▸ AIM OF THE TASK: Your task is to copy the listing exactly, with the pictures left out.

▸ INFORMATION SHOWN:
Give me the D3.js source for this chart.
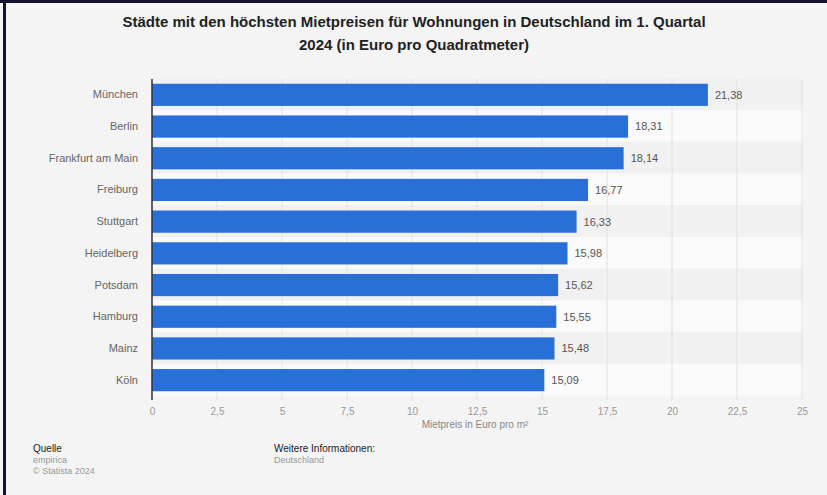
<!DOCTYPE html>
<html>
<head>
<meta charset="utf-8">
<script src="https://cdn.jsdelivr.net/npm/d3@7"></script>
<style>
  body { margin: 0; background: #fff; }
  svg { display: block; font-family: "Liberation Sans", Arial, sans-serif; }
</style>
</head>
<body>
<svg id="chart" width="827" height="495"></svg>
<script>
var cities = ["München", "Berlin", "Frankfurt am Main", "Freiburg", "Stuttgart",
              "Heidelberg", "Potsdam", "Hamburg", "Mainz", "Köln"];
var prices = [21.38, 18.31, 18.14, 16.77, 16.33, 15.98, 15.62, 15.55, 15.48, 15.09];
var xTicks = [0, 2.5, 5, 7.5, 10, 12.5, 15, 17.5, 20, 22.5, 25];

var svg = d3.select("#chart");
var W = 827, H = 495;
var fmt = function(v) { return String(v).replace(".", ","); };

// background + frame
svg.append("rect").attr("width", W).attr("height", H).attr("fill", "#f4f4f4");
svg.append("rect").attr("x", 0).attr("y", 0).attr("width", W).attr("height", 3).attr("fill", "#14132e");
svg.append("rect").attr("x", 3).attr("y", 0).attr("width", 3).attr("height", H).attr("fill", "#14132e");

// title
svg.append("text").attr("x", 414).attr("y", 27).attr("text-anchor", "middle")
  .style("font-size", "15px").style("font-weight", "bold").attr("fill", "#222")
  .text("Städte mit den höchsten Mietpreisen für Wohnungen in Deutschland im 1. Quartal");
svg.append("text").attr("x", 414).attr("y", 50).attr("text-anchor", "middle")
  .style("font-size", "15px").style("font-weight", "bold").attr("fill", "#222")
  .text("2024 (in Euro pro Quadratmeter)");

var x = d3.scaleLinear().domain([0, 25]).range([152, 802]);
var y = d3.scaleBand().domain(cities).range([79, 396]).paddingInner(0.3).paddingOuter(0.15);
var step = y.step();

// alternating row stripes
svg.append("g").selectAll("rect").data(cities).enter().append("rect")
  .attr("x", x(0)).attr("width", x(25) - x(0))
  .attr("y", function(d) { return y(d) - step * 0.3 / 2 - 0.5; })
  .attr("height", step)
  .attr("fill", function(d, i) { return i % 2 ? "#fafafa" : "#f1f1f1"; });

// vertical gridlines
svg.append("g").selectAll("line").data(xTicks.slice(1)).enter().append("line")
  .attr("x1", function(d) { return x(d); }).attr("x2", function(d) { return x(d); })
  .attr("y1", 79).attr("y2", 400)
  .attr("stroke", "#e2e2e2").attr("stroke-width", 1);

// bars
svg.append("g").selectAll("rect").data(prices).enter().append("rect")
  .attr("x", x(0))
  .attr("y", function(d, i) { return y(cities[i]); })
  .attr("width", function(d) { return x(d) - x(0); })
  .attr("height", y.bandwidth())
  .attr("fill", "#2870d8");

// value labels
svg.append("g").selectAll("text").data(prices).enter().append("text")
  .attr("x", function(d) { return x(d) + 7; })
  .attr("y", function(d, i) { return y(cities[i]) + y.bandwidth() / 2; })
  .attr("dy", "0.35em")
  .style("font-size", "11px").attr("fill", "#555")
  .text(fmt);

// y axis
var yAxis = svg.append("g").attr("transform", "translate(" + x(0) + ",0)")
  .call(d3.axisLeft(y).tickSize(0).tickPadding(14));
yAxis.select(".domain").attr("stroke", "#333").attr("stroke-width", 1.5)
  .attr("d", "M0,79V400");
yAxis.selectAll("text").style("font-size", "11px").attr("fill", "#666")
  .style("font-family", "'Liberation Sans', Arial, sans-serif");

// x axis
var xAxis = svg.append("g").attr("transform", "translate(0,401)")
  .call(d3.axisBottom(x).tickValues(xTicks).tickSize(0).tickPadding(7).tickFormat(fmt));
xAxis.select(".domain").remove();
xAxis.selectAll("text").style("font-size", "10px").attr("fill", "#999")
  .style("font-family", "'Liberation Sans', Arial, sans-serif");

svg.append("text").attr("x", 475).attr("y", 428).attr("text-anchor", "middle")
  .style("font-size", "10px").attr("fill", "#888").text("Mietpreis in Euro pro m²");

// footer
svg.append("text").attr("x", 33).attr("y", 452).style("font-size", "10px").attr("fill", "#222").text("Quelle");
svg.append("text").attr("x", 33).attr("y", 463).style("font-size", "9px").attr("fill", "#999").text("empirica");
svg.append("text").attr("x", 33).attr("y", 474).style("font-size", "9px").attr("fill", "#999").text("© Statista 2024");
svg.append("text").attr("x", 274).attr("y", 452).style("font-size", "10px").attr("fill", "#222").text("Weitere Informationen:");
svg.append("text").attr("x", 274).attr("y", 463).style("font-size", "9px").attr("fill", "#999").text("Deutschland");
</script>
</body>
</html>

▸ PROBLEM SOLUTION:
Give me the D3.js source for this chart.
<!DOCTYPE html>
<html>
<head>
<meta charset="utf-8">
<script src="https://cdn.jsdelivr.net/npm/d3@7"></script>
<style>
  body { margin: 0; background: #fff; }
  svg { display: block; font-family: "Liberation Sans", Arial, sans-serif; }
</style>
</head>
<body>
<svg id="chart" width="827" height="495"></svg>
<script>
var cities = ["München", "Berlin", "Frankfurt am Main", "Freiburg", "Stuttgart",
              "Heidelberg", "Potsdam", "Hamburg", "Mainz", "Köln"];
var prices = [21.38, 18.31, 18.14, 16.77, 16.33, 15.98, 15.62, 15.55, 15.48, 15.09];
var xTicks = [0, 2.5, 5, 7.5, 10, 12.5, 15, 17.5, 20, 22.5, 25];

var svg = d3.select("#chart");
var W = 827, H = 495;
var fmt = function(v) { return String(v).replace(".", ","); };

// background + frame
svg.append("rect").attr("width", W).attr("height", H).attr("fill", "#f4f4f4");
svg.append("rect").attr("x", 0).attr("y", 0).attr("width", W).attr("height", 3).attr("fill", "#14132e");
svg.append("rect").attr("x", 3).attr("y", 0).attr("width", 3).attr("height", H).attr("fill", "#14132e");

// title
svg.append("text").attr("x", 414).attr("y", 27).attr("text-anchor", "middle")
  .style("font-size", "15px").style("font-weight", "bold").attr("fill", "#222")
  .text("Städte mit den höchsten Mietpreisen für Wohnungen in Deutschland im 1. Quartal");
svg.append("text").attr("x", 414).attr("y", 50).attr("text-anchor", "middle")
  .style("font-size", "15px").style("font-weight", "bold").attr("fill", "#222")
  .text("2024 (in Euro pro Quadratmeter)");

var x = d3.scaleLinear().domain([0, 25]).range([152, 802]);
var y = d3.scaleBand().domain(cities).range([79, 396]).paddingInner(0.3).paddingOuter(0.15);
var step = y.step();

// alternating row stripes
svg.append("g").selectAll("rect").data(cities).enter().append("rect")
  .attr("x", x(0)).attr("width", x(25) - x(0))
  .attr("y", function(d) { return y(d) - step * 0.3 / 2 - 0.5; })
  .attr("height", step)
  .attr("fill", function(d, i) { return i % 2 ? "#fafafa" : "#f1f1f1"; });

// vertical gridlines
svg.append("g").selectAll("line").data(xTicks.slice(1)).enter().append("line")
  .attr("x1", function(d) { return x(d); }).attr("x2", function(d) { return x(d); })
  .attr("y1", 79).attr("y2", 400)
  .attr("stroke", "#e2e2e2").attr("stroke-width", 1);

// bars
svg.append("g").selectAll("rect").data(prices).enter().append("rect")
  .attr("x", x(0))
  .attr("y", function(d, i) { return y(cities[i]); })
  .attr("width", function(d) { return x(d) - x(0); })
  .attr("height", y.bandwidth())
  .attr("fill", "#2870d8");

// value labels
svg.append("g").selectAll("text").data(prices).enter().append("text")
  .attr("x", function(d) { return x(d) + 7; })
  .attr("y", function(d, i) { return y(cities[i]) + y.bandwidth() / 2; })
  .attr("dy", "0.35em")
  .style("font-size", "11px").attr("fill", "#555")
  .text(fmt);

// y axis
var yAxis = svg.append("g").attr("transform", "translate(" + x(0) + ",0)")
  .call(d3.axisLeft(y).tickSize(0).tickPadding(14));
yAxis.select(".domain").attr("stroke", "#333").attr("stroke-width", 1.5)
  .attr("d", "M0,79V400");
yAxis.selectAll("text").style("font-size", "11px").attr("fill", "#666")
  .style("font-family", "'Liberation Sans', Arial, sans-serif");

// x axis
var xAxis = svg.append("g").attr("transform", "translate(0,401)")
  .call(d3.axisBottom(x).tickValues(xTicks).tickSize(0).tickPadding(7).tickFormat(fmt));
xAxis.select(".domain").remove();
xAxis.selectAll("text").style("font-size", "10px").attr("fill", "#999")
  .style("font-family", "'Liberation Sans', Arial, sans-serif");

svg.append("text").attr("x", 475).attr("y", 428).attr("text-anchor", "middle")
  .style("font-size", "10px").attr("fill", "#888").text("Mietpreis in Euro pro m²");

// footer
svg.append("text").attr("x", 33).attr("y", 452).style("font-size", "10px").attr("fill", "#222").text("Quelle");
svg.append("text").attr("x", 33).attr("y", 463).style("font-size", "9px").attr("fill", "#999").text("empirica");
svg.append("text").attr("x", 33).attr("y", 474).style("font-size", "9px").attr("fill", "#999").text("© Statista 2024");
svg.append("text").attr("x", 274).attr("y", 452).style("font-size", "10px").attr("fill", "#222").text("Weitere Informationen:");
svg.append("text").attr("x", 274).attr("y", 463).style("font-size", "9px").attr("fill", "#999").text("Deutschland");
</script>
</body>
</html>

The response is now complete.